One of the things that quickly becomes apparent is that this part of the coast is primarily glacial till. What this means is that as you dig into the ground you find a lot of rocks. And I mean a LOT. Some small the size of basketballs, plenty that can’t be moved without the assistance of machines and some bigger than a bear (see below). The rocks seems to come from different source materials as the colours vary, some are square and jagged, others are rounded boulders. While the rocks are manipulated and put into place, they also get interesting “graffiti like” scratches and tears.
We have been fortunate to have a builder running this project who is both technically proficient, but also has the eye of an artist. He made sure that we hired someone to run the large equipment that would level the land to his requirements, but would also have the skill to build us an eye catching wall using the endless supply of rocks that presented themselves. That’s how Eddie came into the picture.
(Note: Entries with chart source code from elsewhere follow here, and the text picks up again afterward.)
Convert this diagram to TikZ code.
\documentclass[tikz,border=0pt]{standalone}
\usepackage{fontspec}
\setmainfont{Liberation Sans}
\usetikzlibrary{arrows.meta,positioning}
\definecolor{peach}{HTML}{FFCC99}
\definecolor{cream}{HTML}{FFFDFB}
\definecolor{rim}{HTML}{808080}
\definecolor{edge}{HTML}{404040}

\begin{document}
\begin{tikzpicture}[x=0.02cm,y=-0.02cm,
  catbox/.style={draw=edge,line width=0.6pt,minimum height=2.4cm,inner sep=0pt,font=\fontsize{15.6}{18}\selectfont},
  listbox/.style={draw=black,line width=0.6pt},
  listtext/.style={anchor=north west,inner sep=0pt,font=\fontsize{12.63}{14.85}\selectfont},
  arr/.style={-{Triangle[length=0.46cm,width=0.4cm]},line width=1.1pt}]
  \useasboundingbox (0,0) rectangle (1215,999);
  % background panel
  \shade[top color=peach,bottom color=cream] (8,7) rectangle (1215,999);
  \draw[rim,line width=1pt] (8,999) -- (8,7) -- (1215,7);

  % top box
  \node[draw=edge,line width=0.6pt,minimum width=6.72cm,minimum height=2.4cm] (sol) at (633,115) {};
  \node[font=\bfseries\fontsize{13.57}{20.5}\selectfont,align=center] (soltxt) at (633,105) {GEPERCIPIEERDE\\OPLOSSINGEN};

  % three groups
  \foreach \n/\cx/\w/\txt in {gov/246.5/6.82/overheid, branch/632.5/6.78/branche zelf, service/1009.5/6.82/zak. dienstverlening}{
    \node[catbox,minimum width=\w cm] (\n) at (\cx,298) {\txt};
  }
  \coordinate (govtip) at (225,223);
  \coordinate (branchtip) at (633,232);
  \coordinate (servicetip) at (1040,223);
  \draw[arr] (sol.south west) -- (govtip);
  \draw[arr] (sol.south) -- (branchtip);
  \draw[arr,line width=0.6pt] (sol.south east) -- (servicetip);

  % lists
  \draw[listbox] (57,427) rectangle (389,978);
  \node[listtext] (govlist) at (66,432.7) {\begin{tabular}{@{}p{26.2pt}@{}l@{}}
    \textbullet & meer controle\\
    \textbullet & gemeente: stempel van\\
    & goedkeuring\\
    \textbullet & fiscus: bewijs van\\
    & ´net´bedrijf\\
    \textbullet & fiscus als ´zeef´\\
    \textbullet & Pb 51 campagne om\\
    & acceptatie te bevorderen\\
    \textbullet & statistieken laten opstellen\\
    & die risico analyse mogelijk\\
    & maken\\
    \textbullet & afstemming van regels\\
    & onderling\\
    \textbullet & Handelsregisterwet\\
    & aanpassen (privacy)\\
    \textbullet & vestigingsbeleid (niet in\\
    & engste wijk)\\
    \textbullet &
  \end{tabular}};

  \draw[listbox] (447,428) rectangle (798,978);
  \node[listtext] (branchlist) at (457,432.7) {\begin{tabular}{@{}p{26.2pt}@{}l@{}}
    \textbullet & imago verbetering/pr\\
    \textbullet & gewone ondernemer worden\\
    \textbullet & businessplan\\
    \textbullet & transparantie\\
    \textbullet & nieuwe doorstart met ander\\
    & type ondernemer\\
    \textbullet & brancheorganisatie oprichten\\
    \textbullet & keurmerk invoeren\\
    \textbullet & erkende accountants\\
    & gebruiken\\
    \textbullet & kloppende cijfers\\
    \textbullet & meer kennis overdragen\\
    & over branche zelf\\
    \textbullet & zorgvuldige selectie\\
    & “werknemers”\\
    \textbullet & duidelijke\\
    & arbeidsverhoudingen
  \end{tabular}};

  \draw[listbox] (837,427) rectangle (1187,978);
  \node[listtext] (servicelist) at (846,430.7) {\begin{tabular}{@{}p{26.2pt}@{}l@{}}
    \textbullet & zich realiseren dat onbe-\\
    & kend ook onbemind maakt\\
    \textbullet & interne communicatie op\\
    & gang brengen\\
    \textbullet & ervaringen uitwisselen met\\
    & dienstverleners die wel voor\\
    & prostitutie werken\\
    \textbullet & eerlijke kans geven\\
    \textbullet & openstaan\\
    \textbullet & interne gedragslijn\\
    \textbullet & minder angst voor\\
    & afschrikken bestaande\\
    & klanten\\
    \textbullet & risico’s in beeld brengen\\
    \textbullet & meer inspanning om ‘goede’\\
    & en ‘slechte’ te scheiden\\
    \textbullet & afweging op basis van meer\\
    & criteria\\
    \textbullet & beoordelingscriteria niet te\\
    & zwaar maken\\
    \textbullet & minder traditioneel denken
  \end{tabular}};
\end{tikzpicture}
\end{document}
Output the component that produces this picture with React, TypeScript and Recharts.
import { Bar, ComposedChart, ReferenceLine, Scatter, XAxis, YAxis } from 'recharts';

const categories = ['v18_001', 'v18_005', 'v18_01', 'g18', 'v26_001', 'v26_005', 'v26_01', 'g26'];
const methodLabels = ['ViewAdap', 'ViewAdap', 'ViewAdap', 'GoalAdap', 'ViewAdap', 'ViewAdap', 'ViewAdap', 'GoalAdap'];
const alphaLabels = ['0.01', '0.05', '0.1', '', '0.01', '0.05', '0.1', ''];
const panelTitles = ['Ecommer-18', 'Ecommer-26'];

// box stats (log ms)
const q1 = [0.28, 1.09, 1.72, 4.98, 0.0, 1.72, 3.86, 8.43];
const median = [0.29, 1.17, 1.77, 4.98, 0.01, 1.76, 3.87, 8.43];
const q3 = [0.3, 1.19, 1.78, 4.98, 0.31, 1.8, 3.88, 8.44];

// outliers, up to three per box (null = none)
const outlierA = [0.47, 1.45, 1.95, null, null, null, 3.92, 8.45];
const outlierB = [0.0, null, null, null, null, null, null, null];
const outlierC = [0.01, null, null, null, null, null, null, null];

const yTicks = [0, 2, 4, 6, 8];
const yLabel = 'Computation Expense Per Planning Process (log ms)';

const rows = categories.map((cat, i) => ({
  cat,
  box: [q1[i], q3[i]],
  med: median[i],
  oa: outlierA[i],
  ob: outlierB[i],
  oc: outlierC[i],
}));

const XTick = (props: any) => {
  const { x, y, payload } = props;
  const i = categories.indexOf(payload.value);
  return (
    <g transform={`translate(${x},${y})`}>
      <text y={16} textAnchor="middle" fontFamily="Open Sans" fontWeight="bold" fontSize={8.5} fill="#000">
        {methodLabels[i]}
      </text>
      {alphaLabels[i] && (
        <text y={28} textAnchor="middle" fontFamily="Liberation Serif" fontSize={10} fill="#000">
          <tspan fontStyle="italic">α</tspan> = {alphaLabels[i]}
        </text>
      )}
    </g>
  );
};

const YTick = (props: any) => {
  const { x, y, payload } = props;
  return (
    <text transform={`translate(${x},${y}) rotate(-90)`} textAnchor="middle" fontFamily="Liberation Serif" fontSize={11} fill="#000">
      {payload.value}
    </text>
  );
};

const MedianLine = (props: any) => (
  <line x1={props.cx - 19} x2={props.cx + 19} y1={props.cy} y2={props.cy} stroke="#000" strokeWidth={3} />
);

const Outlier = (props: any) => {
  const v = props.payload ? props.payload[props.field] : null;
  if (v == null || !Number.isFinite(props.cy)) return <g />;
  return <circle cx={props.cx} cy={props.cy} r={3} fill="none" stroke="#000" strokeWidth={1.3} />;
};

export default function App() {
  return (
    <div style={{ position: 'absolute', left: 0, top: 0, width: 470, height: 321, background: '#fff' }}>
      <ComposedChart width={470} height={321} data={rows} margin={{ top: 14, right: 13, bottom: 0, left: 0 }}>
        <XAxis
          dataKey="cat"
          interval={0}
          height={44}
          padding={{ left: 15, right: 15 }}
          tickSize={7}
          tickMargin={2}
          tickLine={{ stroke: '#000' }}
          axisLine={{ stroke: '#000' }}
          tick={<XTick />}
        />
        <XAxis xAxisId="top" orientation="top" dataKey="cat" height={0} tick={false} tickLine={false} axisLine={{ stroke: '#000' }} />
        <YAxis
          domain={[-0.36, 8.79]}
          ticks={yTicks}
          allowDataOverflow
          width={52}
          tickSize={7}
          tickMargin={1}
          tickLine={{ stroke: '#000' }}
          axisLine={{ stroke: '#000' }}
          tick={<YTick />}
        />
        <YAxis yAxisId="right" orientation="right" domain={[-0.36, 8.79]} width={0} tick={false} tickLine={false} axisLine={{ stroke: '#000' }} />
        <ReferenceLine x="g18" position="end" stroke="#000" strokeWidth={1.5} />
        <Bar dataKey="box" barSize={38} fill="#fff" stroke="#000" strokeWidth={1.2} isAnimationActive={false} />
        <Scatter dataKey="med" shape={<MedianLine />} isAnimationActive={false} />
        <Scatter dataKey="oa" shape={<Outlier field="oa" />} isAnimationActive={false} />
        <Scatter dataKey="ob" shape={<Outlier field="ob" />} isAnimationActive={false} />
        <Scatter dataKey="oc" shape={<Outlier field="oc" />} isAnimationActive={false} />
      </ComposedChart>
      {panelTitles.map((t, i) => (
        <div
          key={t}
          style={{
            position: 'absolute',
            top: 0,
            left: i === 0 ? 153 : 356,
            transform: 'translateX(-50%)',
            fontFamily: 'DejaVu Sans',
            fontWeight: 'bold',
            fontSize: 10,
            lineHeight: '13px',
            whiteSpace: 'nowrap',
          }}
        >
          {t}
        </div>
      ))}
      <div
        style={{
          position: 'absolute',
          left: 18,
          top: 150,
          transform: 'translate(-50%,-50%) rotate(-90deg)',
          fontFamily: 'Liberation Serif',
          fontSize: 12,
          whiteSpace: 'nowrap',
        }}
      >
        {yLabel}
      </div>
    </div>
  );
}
Mitch and Eddie hit it off immediately, since they both have an instinct for introducing fun into their environment. We had always planned a circular driveway that would encircle and contain Mitch’s train garden. However, once the land levelling started, it became apparent that the circular driveway would have to follow a path that dipped down to the house level and then rise up to the level of the entrance off Twin Eagle Road. Essentially, one half of the circle would be about seven feet lower than the other half. This made the building of a rock wall inevitable and Eddie was able to put to good use the abundance of rocks. True artist that he is, he also incorporated the really big rock and created three little gardens at different levels in what is almost a 100 foot long wall. Mitch’s train garden will go into the middle of the circle at the higher level, so anyone walking by on the lower level will be right at train level. I’m excited to see how the plants and train garden evolves.